COLLECTED DATA:
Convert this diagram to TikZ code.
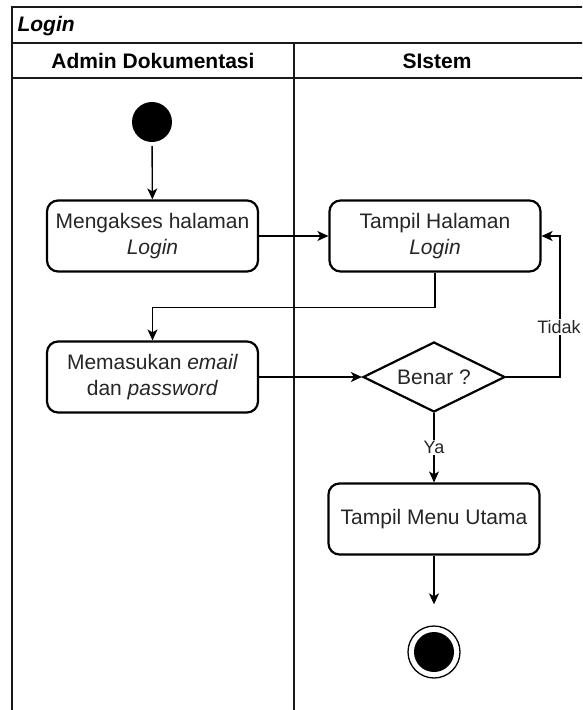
\documentclass[tikz,border=0pt]{standalone}
\usepackage{fontspec}
\setmainfont{Liberation Sans}
\usetikzlibrary{shapes.geometric,arrows.meta}
\begin{document}
\begin{tikzpicture}[x=1pt,y=-1pt,
  every node/.style={font=\fontsize{21}{26}\selectfont},
  frameline/.style={line width=1.6pt, draw=black!90},
  lanehead/.style={font=\fontsize{21}{25}\selectfont\bfseries},
  action/.style={draw, line width=2.2pt, rounded corners=11pt, minimum width=211pt,
    minimum height=71pt, align=center, inner sep=2pt, text=black!85},
  decision/.style={diamond, shape aspect=2, draw, line width=2.2pt, minimum width=142pt,
    minimum height=70pt, inner sep=0pt, text=black!85},
  startnode/.style={circle, fill=black, minimum size=40pt, inner sep=0pt},
  endring/.style={circle, draw, line width=1.3pt, minimum size=52pt, inner sep=0pt},
  flow/.style={line width=1.4pt, -{Stealth[length=11pt,width=10pt,inset=3pt]}},
  guard/.style={fill=white, inner sep=1pt, text=black!85, font=\fontsize{18}{20}\selectfont},
]
\useasboundingbox (0,0) rectangle (582,710);
\clip (0,0) rectangle (582,710);
\fill[white] (0,0) rectangle (582,710);

% swimlane frame
\draw[frameline] (12,720) -- (12,7) -- (590,7);
\draw[frameline] (12,43) -- (590,43);
\draw[frameline] (12,78) -- (590,78);
\draw[frameline] (294,43) -- (294,720);
\node[anchor=west, font=\fontsize{21}{25}\selectfont\bfseries\itshape] (title) at (14,26) {Login};
\node[lanehead] (laneA) at (153,61) {Admin Dokumentasi};
\node[lanehead] (laneB) at (437,61) {SIstem};

% activities
\node[startnode] (start) at (152,122) {};
\node[action] (akses) at (152.5,236) {Mengakses halaman\\\textit{Login}};
\node[action] (tampil) at (435,236) {Tampil Halaman\\\textit{Login}};
\node[action] (input) at (152.5,377) {Memasukan \textit{email}\\dan \textit{password}};
\node[decision] (cek) at (434,377) {Benar ?};
\node[action] (menu) at (434,519) {Tampil Menu Utama};
\node[endring] (end) at (434,652) {};
\fill (end.center) circle[radius=20pt];

% control flow
\draw[flow, shorten <=4pt] (start) -- (akses);
\draw[flow] (akses) -- (tampil);
\draw[flow] (tampil.south) -- ++(0,35) -| (input.north);
\draw[flow] (input) -- (cek);
\draw[flow] (cek.east) -- ++(54,0) coordinate (loopback) |- (tampil.east);
\node[guard] (tidak) at (559,327) {Tidak};
\draw[flow] (cek) -- node[guard] (ya) {Ya} (menu);
\draw[flow, shorten >=21pt] (menu) -- (end);
\end{tikzpicture}
\end{document}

THE REQUEST: Write out the listing above exactly as it stands, pictures excluded.

TASK RESPONSE:
Convert this diagram to TikZ code.
\documentclass[tikz,border=0pt]{standalone}
\usepackage{fontspec}
\setmainfont{Liberation Sans}
\usetikzlibrary{shapes.geometric,arrows.meta}
\begin{document}
\begin{tikzpicture}[x=1pt,y=-1pt,
  every node/.style={font=\fontsize{21}{26}\selectfont},
  frameline/.style={line width=1.6pt, draw=black!90},
  lanehead/.style={font=\fontsize{21}{25}\selectfont\bfseries},
  action/.style={draw, line width=2.2pt, rounded corners=11pt, minimum width=211pt,
    minimum height=71pt, align=center, inner sep=2pt, text=black!85},
  decision/.style={diamond, shape aspect=2, draw, line width=2.2pt, minimum width=142pt,
    minimum height=70pt, inner sep=0pt, text=black!85},
  startnode/.style={circle, fill=black, minimum size=40pt, inner sep=0pt},
  endring/.style={circle, draw, line width=1.3pt, minimum size=52pt, inner sep=0pt},
  flow/.style={line width=1.4pt, -{Stealth[length=11pt,width=10pt,inset=3pt]}},
  guard/.style={fill=white, inner sep=1pt, text=black!85, font=\fontsize{18}{20}\selectfont},
]
\useasboundingbox (0,0) rectangle (582,710);
\clip (0,0) rectangle (582,710);
\fill[white] (0,0) rectangle (582,710);

% swimlane frame
\draw[frameline] (12,720) -- (12,7) -- (590,7);
\draw[frameline] (12,43) -- (590,43);
\draw[frameline] (12,78) -- (590,78);
\draw[frameline] (294,43) -- (294,720);
\node[anchor=west, font=\fontsize{21}{25}\selectfont\bfseries\itshape] (title) at (14,26) {Login};
\node[lanehead] (laneA) at (153,61) {Admin Dokumentasi};
\node[lanehead] (laneB) at (437,61) {SIstem};

% activities
\node[startnode] (start) at (152,122) {};
\node[action] (akses) at (152.5,236) {Mengakses halaman\\\textit{Login}};
\node[action] (tampil) at (435,236) {Tampil Halaman\\\textit{Login}};
\node[action] (input) at (152.5,377) {Memasukan \textit{email}\\dan \textit{password}};
\node[decision] (cek) at (434,377) {Benar ?};
\node[action] (menu) at (434,519) {Tampil Menu Utama};
\node[endring] (end) at (434,652) {};
\fill (end.center) circle[radius=20pt];

% control flow
\draw[flow, shorten <=4pt] (start) -- (akses);
\draw[flow] (akses) -- (tampil);
\draw[flow] (tampil.south) -- ++(0,35) -| (input.north);
\draw[flow] (input) -- (cek);
\draw[flow] (cek.east) -- ++(54,0) coordinate (loopback) |- (tampil.east);
\node[guard] (tidak) at (559,327) {Tidak};
\draw[flow] (cek) -- node[guard] (ya) {Ya} (menu);
\draw[flow, shorten >=21pt] (menu) -- (end);
\end{tikzpicture}
\end{document}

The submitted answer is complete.